Ban Ki-moon, the UN secretary-general, has sent his chief of staff, Vijay Nambiar, to Sri Lanka for a second time to try to bring the conflict to a peaceful conclusion.

Nambiar is expected to meet senior government officials after he arrives on Saturday, and push for ways “to secure the safety of the 50,000 to 100,000 civilians remaining inside the combat zone”, Gordon Weiss, a UN spokesman, said.

Reports of the fighting are difficult to verify because the government has barred most journalists and aid workers from the conflict zone.

Western appeal

In the latest appeal to Sri Lankan authorities, France and Britain urged Colombo to live up to its commitments and avoid using heavy artillery.
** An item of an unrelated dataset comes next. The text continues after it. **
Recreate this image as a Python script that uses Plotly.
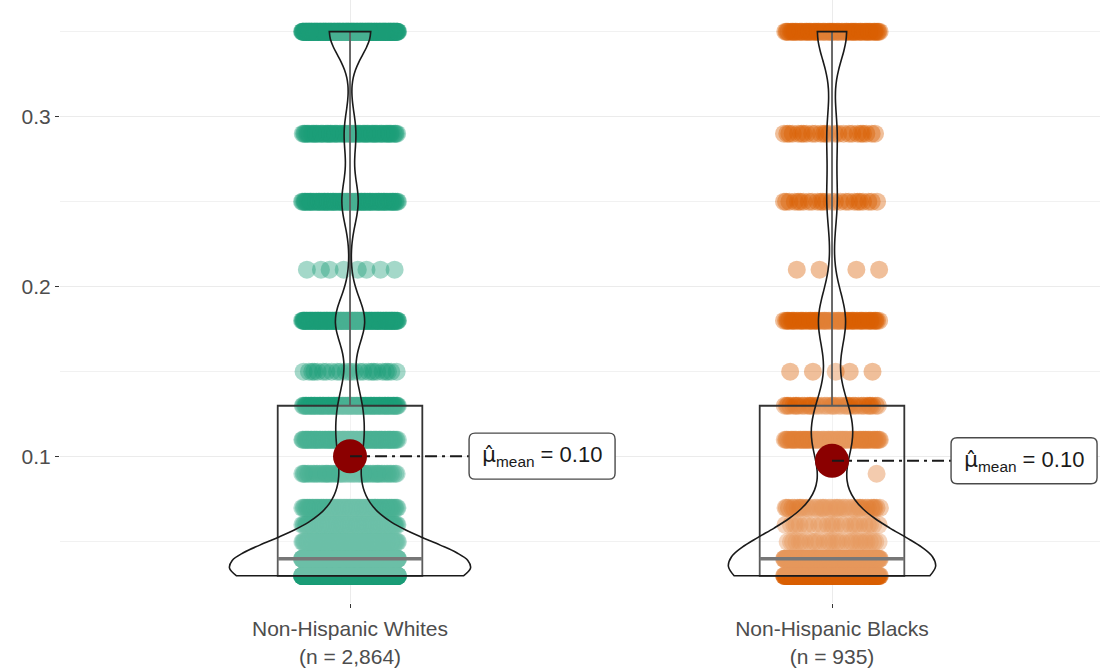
import numpy as np
import plotly.graph_objects as go

# ---------------- data ----------------
groups = ["Non-Hispanic Whites", "Non-Hispanic Blacks"]
levels = [0.03, 0.04, 0.05, 0.06, 0.07, 0.09, 0.11, 0.13, 0.15, 0.18, 0.21, 0.25, 0.29, 0.35]
whites_counts = [915, 650, 150, 100, 90, 60, 120, 110, 25, 187, 8, 105, 75, 269]
blacks_counts = [268, 250, 30, 25, 40, 1, 80, 40, 5, 67, 4, 25, 25, 75]
y_ticks = [0.1, 0.2, 0.3]
y_tick_labels = ["0.1", "0.2", "0.3"]
y_minor_grid = [0.05, 0.15, 0.25, 0.35]

# ---------------- style ----------------
colors = ["#1B9E77", "#D95F02"]
positions = [1, 2]
jitter_half = 0.1
box_width = 0.3
violin_widths = [0.5, 0.43]
label_offset = 0.247
x_range = [0.3983, 2.556]
y_range = [0.0140, 0.3686]
font_family = "Liberation Sans, Arial, sans-serif"

counts_by_group = [whites_counts, blacks_counts]
values_by_group = [np.repeat(levels, c) for c in counts_by_group]


def jitter_offsets(count, seed, half):
    k = np.arange(count) + seed * 13 + 1
    frac = (k * 0.6180339887498949) % 1.0
    return (2 * frac - 1) * half


def nrd0(v):
    sd = np.std(v, ddof=1)
    q75, q25 = np.percentile(v, [75, 25])
    return 0.9 * min(sd, (q75 - q25) / 1.34) * len(v) ** -0.2


fig = go.Figure()

# points (base subplot)
for gi, (counts, col, xc) in enumerate(zip(counts_by_group, colors, positions)):
    xs, ys = [], []
    for li, (lv, c) in enumerate(zip(levels, counts)):
        xs.append(xc + jitter_offsets(c, li + gi * 5, jitter_half))
        ys.append(np.full(c, lv))
    fig.add_trace(go.Scatter(
        x=np.concatenate(xs), y=np.concatenate(ys), mode="markers",
        marker=dict(size=18, color=col, opacity=0.4, line=dict(width=0)),
        hoverinfo="skip", xaxis="x", yaxis="y"))

# boxes (overlay subplot 2)
for vals, xc in zip(values_by_group, positions):
    fig.add_trace(go.Box(
        x=np.full(len(vals), xc), y=vals, width=box_width, boxpoints=False,
        whiskerwidth=0, fillcolor="rgba(255,255,255,0.2)",
        line=dict(color="#333333", width=1.8), hoverinfo="skip",
        xaxis="x2", yaxis="y2"))
    med = float(np.median(vals))
    fig.add_trace(go.Scatter(
        x=[xc - box_width / 2, xc + box_width / 2], y=[med, med], mode="lines",
        line=dict(color="#555555", width=3.6), hoverinfo="skip",
        xaxis="x2", yaxis="y2"))

# violins (overlay subplot 3)
for gi, (vals, xc) in enumerate(zip(values_by_group, positions)):
    fig.add_trace(go.Violin(
        x=np.full(len(vals), xc), y=vals, width=violin_widths[gi],
        scalemode="width", scalegroup="g%d" % gi, spanmode="hard",
        bandwidth=nrd0(vals), points=False, box_visible=False,
        meanline_visible=False, fillcolor="rgba(255,255,255,0.2)",
        line=dict(color="#1a1a1a", width=1.6), hoverinfo="skip",
        xaxis="x3", yaxis="y3"))

# mean points + connectors + labels (overlay subplot 4)
shapes, annotations = [], []
for vals, xc in zip(values_by_group, positions):
    m = float(np.mean(vals))
    fig.add_trace(go.Scatter(
        x=[xc], y=[m], mode="markers",
        marker=dict(size=34, color="#8B0000", line=dict(width=0)),
        hoverinfo="skip", xaxis="x4", yaxis="y4"))
    fig.add_trace(go.Scatter(
        x=[xc, xc + label_offset], y=[m, m], mode="lines",
        line=dict(color="#1a1a1a", width=2, dash="12px,5px,3px,5px"),
        hoverinfo="skip", xaxis="x4", yaxis="y4"))
    w, h, r = 146, 23, 6
    path = (f"M {r},{-h} L {w - r},{-h} Q {w},{-h} {w},{-h + r} L {w},{h - r} "
            f"Q {w},{h} {w - r},{h} L {r},{h} Q 0,{h} 0,{h - r} L 0,{-h + r} Q 0,{-h} {r},{-h} Z")
    shapes.append(dict(type="path", xref="x4", yref="y4", xsizemode="pixel",
                       ysizemode="pixel", xanchor=xc + label_offset, yanchor=m,
                       path=path, fillcolor="white",
                       line=dict(color="#4a4a4a", width=1.4), layer="above"))
    annotations.append(dict(x=xc + label_offset, y=m, xref="x4", yref="y4",
                            xanchor="center", yanchor="middle", xshift=w / 2,
                            showarrow=False,
                            text=(f"<span style='font-family:DejaVu Sans'>\u03bc\u0302</span>"
                                  f"<sub>mean</sub> = {m:.2f}"),
                            font=dict(size=22, color="#1a1a1a", family=font_family)))

tick_text = [f"{g}<br>(n = {sum(c):,})" for g, c in zip(groups, counts_by_group)]

overlay = dict(visible=False, showgrid=False, zeroline=False)
fig.update_layout(
    width=1100, height=668, margin=dict(l=60, r=0, t=0, b=58),
    paper_bgcolor="white", plot_bgcolor="white", showlegend=False,
    boxmode="overlay", violinmode="overlay",
    font=dict(family=font_family),
    xaxis=dict(range=x_range, tickvals=positions, ticktext=tick_text,
               showgrid=True, gridcolor="#ebebeb", gridwidth=1.3, zeroline=False,
               ticks="outside", ticklen=4, tickwidth=1.3, tickcolor="#333333",
               ticklabelstandoff=3,
               tickfont=dict(size=21, color="#4d4d4d"), showline=False),
    yaxis=dict(range=y_range, tickvals=y_ticks, ticktext=y_tick_labels,
               showgrid=True, gridcolor="#ebebeb", gridwidth=1.3, zeroline=False,
               minor=dict(tickvals=y_minor_grid, showgrid=True, gridcolor="#f1f1f1",
                          gridwidth=1, ticks=""),
               ticks="outside", ticklen=4, tickwidth=1.3, tickcolor="#333333",
               tickfont=dict(size=21, color="#4d4d4d"), showline=False),
    xaxis2=dict(overlaying="x", matches="x", anchor="y2", range=x_range, **overlay),
    yaxis2=dict(overlaying="y", matches="y", anchor="x2", range=y_range, **overlay),
    xaxis3=dict(overlaying="x", matches="x", anchor="y3", range=x_range, **overlay),
    yaxis3=dict(overlaying="y", matches="y", anchor="x3", range=y_range, **overlay),
    xaxis4=dict(overlaying="x", matches="x", anchor="y4", range=x_range, **overlay),
    yaxis4=dict(overlaying="y", matches="y", anchor="x4", range=y_range, **overlay),
    shapes=shapes, annotations=annotations,
)

fig.write_html("out.html", config={"displayModeBar": False},
               post_script="document.body.style.margin='0';"
                           "document.body.style.overflow='hidden';")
In a letter addressed to President Rajapakse released in Paris, Bernard Kouchner and David Miliband, the two countries’ foreign ministers, said that “there have been a number of reports that your security forces have not lived up to these commitments”.

Up to 7,000 civilians were killed and 16,700 wounded in the fighting from January 20 until May 7, according to a UN document given to The Associated Press by a senior diplomat.

Since then, doctors in the war zone say more than 1,000 civilians have been killed in a week of heavy shelling that rights groups and foreign governments have blamed on Sri Lankan forces.

Sri Lanka denies firing heavy weapons into the war zone..

Navi Pillay, the UN’s human rights chief, has said both sides may be guilty of war crimes.